If we lose touch with that nostalgic sense of childlikeness, rooted in creation, trusting of redemption, looking eagerly to our Father, jumping eagerly into his arms, finding joy in the moment with our God who loves us, we become useless to women. We become emotionally unavailable. We become combative. Intimidating. High-handed.

We think that man-boys are useless to women. But if we redefine the term to mean “a man who can find the truly childlike faith that propels maturity,” then man-boys are closet most-eligible-bachelors. Childlike men are neither afraid of being needy, nor of taking responsibility.

Women Need ‘Man-Boys’

Women need man-boys (in our new sense) who have child-like faith for reasons rarely applauded:

  • Men with childlike faith aren’t domineering, because they know: “Blessed are the poor in spirit, for theirs is the kingdom of heaven” (Matthew 5:3).
  • Men with childlike faith aren’t brash or insensitive; they listen, because they know: “Blessed are those who mourn, for they shall be comforted” (Matthew 5:4).
  • Men with childlike faith aren’t satisfied with laziness, because they know: “Blessed are those who hunger and thirst for righteousness, for they shall be satisfied” (Matthew 5:6).
  • Men with childlike faith aren’t defensive, because they know: “Blessed are the merciful, for they shall receive mercy” (Matthew 5:7).
  • Men with childlike faith don’t lead women on, or ask for sexual favors, because they know: “Blessed are the pure in heart, for they shall see God” (Matthew 5:8).
  • Men with childlike faith aren’t aggressive toward women, because they know: “Blessed are the peacemakers, for they shall be called sons of God” (Matthew 5:9).
  • Men with childlike faith aren’t cynical or embarrassed about their faith, because they know: “Blessed are those who are persecuted for righteousness’ sake, for theirs is the kingdom of heaven” (Matthew 5:10).
  • Men with childlike faith don’t have fragile egos, because they know: “Blessed are you when others revile you and persecute you and utter all kinds of evil against you falsely on my account” (Matthew 5:11).

Blessed Are the Man-Boys

As C.S. Lewis put it, “When I became a man I put away childish things, including the fear of childishness and the desire to be very grown up” (Of Other Worlds, p. 25). Put more seriously by theologian Herman Bavinck, “It is only a childlike faith that can gratefully accept and appropriate these benefits from God” (Essays, 31).

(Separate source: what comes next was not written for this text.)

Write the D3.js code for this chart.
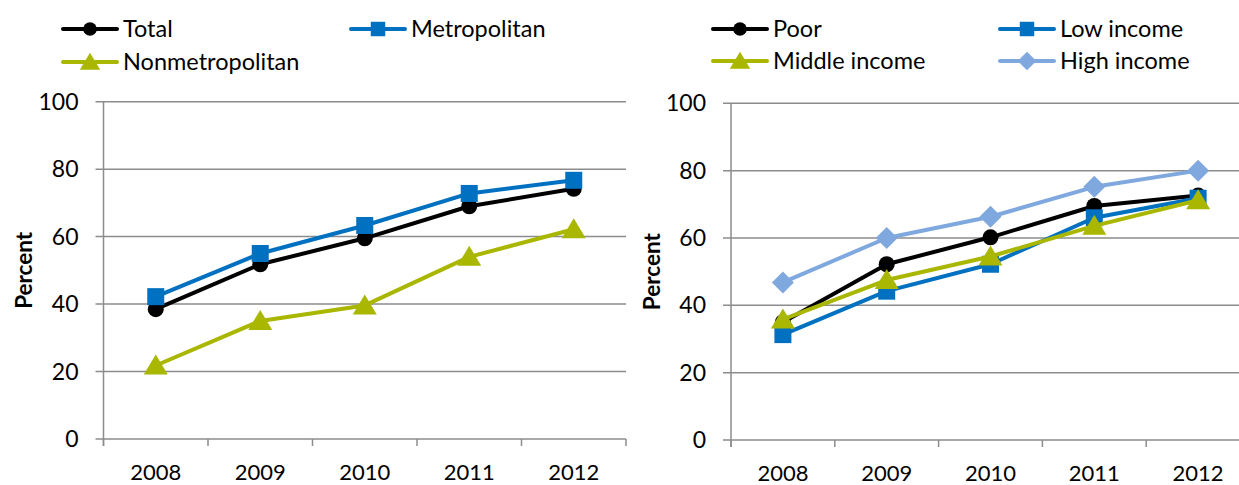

Women don’t need men who have lost their childlikeness. And they don’t need men who are stuck in their childishness. Women need men who are “man-boys” in the better sense — men who are unapologetically dependent upon Christ, as well as unafraid to take on a dependent wife and children.

“Man-boys” are the next generation of Christian men. And Scripture either has a full enough picture of masculinity to capture both aspects of masculinity, or it demonizes the “boy” and worships the “man.” God does neither by requiring both. Blessed are the man-boys, for theirs is the kingdom of God.